Start Provided material

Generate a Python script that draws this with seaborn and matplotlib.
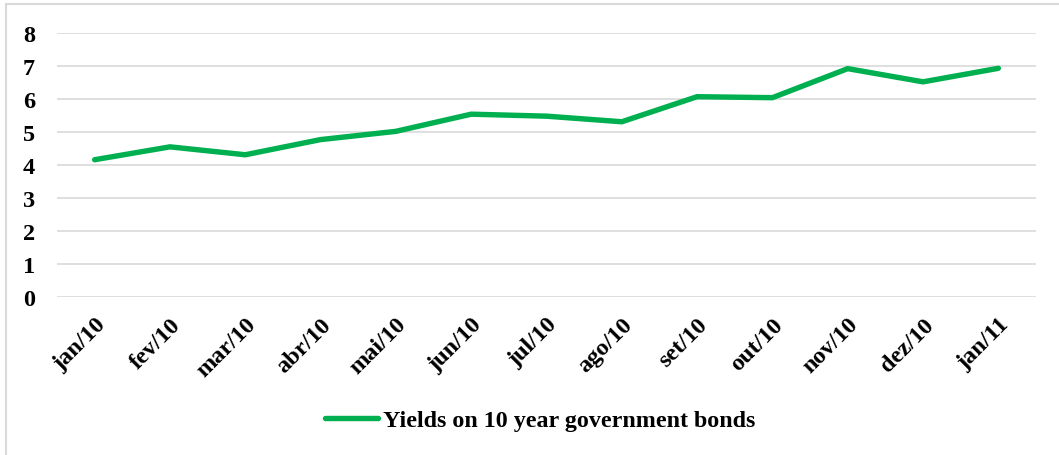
import matplotlib
matplotlib.use("Agg")
import matplotlib.pyplot as plt
from matplotlib.patches import Rectangle
import seaborn as sns
import pandas as pd

months = ["jan/10", "fev/10", "mar/10", "abr/10", "mai/10", "jun/10", "jul/10",
          "ago/10", "set/10", "out/10", "nov/10", "dez/10", "jan/11"]
yields = [4.16, 4.55, 4.31, 4.77, 5.02, 5.54, 5.48, 5.31, 6.07, 6.04, 6.92, 6.52, 6.93]
y_ticks = [0, 1, 2, 3, 4, 5, 6, 7, 8]
series_name = "Yields on 10 year government bonds"

df = pd.DataFrame({"month": months, "value": yields, "series": series_name})

sns.set_theme(style="white")
plt.rcParams["font.family"] = ["Liberation Serif", "DejaVu Serif"]
plt.rcParams["font.weight"] = "bold"
plt.rcParams["text.color"] = "black"
plt.rcParams["xtick.color"] = "black"
plt.rcParams["ytick.color"] = "black"

W, H = 1059, 456
fig = plt.figure(figsize=(W / 100, H / 100), dpi=100)
ax = fig.add_axes([57 / W, 1 - 298 / H, (1036 - 57) / W, (298 - 34) / H])

sns.lineplot(data=df, x="month", y="value", hue="series", palette=["#00B050"],
             linewidth=3.9, sort=False, ax=ax, legend=True)
for line in ax.lines:
    line.set_solid_capstyle("round")
    line.set_solid_joinstyle("miter")

ax.set_xlim(-0.5, len(months) - 0.5)
ax.set_ylim(0, 8)
ax.set_yticks(y_ticks)
ax.set_yticklabels([str(t) for t in y_ticks], fontsize=17.5, fontweight="bold",
                   color="black")
ax.set_xticks(range(len(months)))
ax.set_xticklabels(months, rotation=45, ha="right", rotation_mode="anchor",
                   fontsize=17.5, fontweight="bold", color="black")
ax.tick_params(axis="y", length=0, pad=16)
ax.tick_params(axis="x", length=0, pad=12)
ax.yaxis.grid(True, color="#D9D9D9", linewidth=1.2)
ax.set_axisbelow(True)
for s in ax.spines.values():
    s.set_visible(False)
ax.set_xlabel("")
ax.set_ylabel("")

handles, labels = ax.get_legend_handles_labels()
leg = ax.legend(handles, labels, loc="center", bbox_to_anchor=(540 / W, 1 - 421 / H),
                bbox_transform=fig.transFigure, frameon=False, handlelength=2.2,
                handletextpad=0.2, prop={"size": 17.3, "weight": "bold"})
for t in leg.get_texts():
    t.set_color("black")

fig.patches.append(Rectangle((6 / W, -0.1), 1.2, 1.1 - 5 / H, transform=fig.transFigure,
                             fill=False, edgecolor="#D9D9D9", linewidth=1.5))

fig.savefig("out.png", dpi=100)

End Provided material

● **The problem**
Gather and copy every line of the data in which the string "seaborn" is found.

● **Answer**
Generate a Python script that draws this with seaborn and matplotlib.
import seaborn as sns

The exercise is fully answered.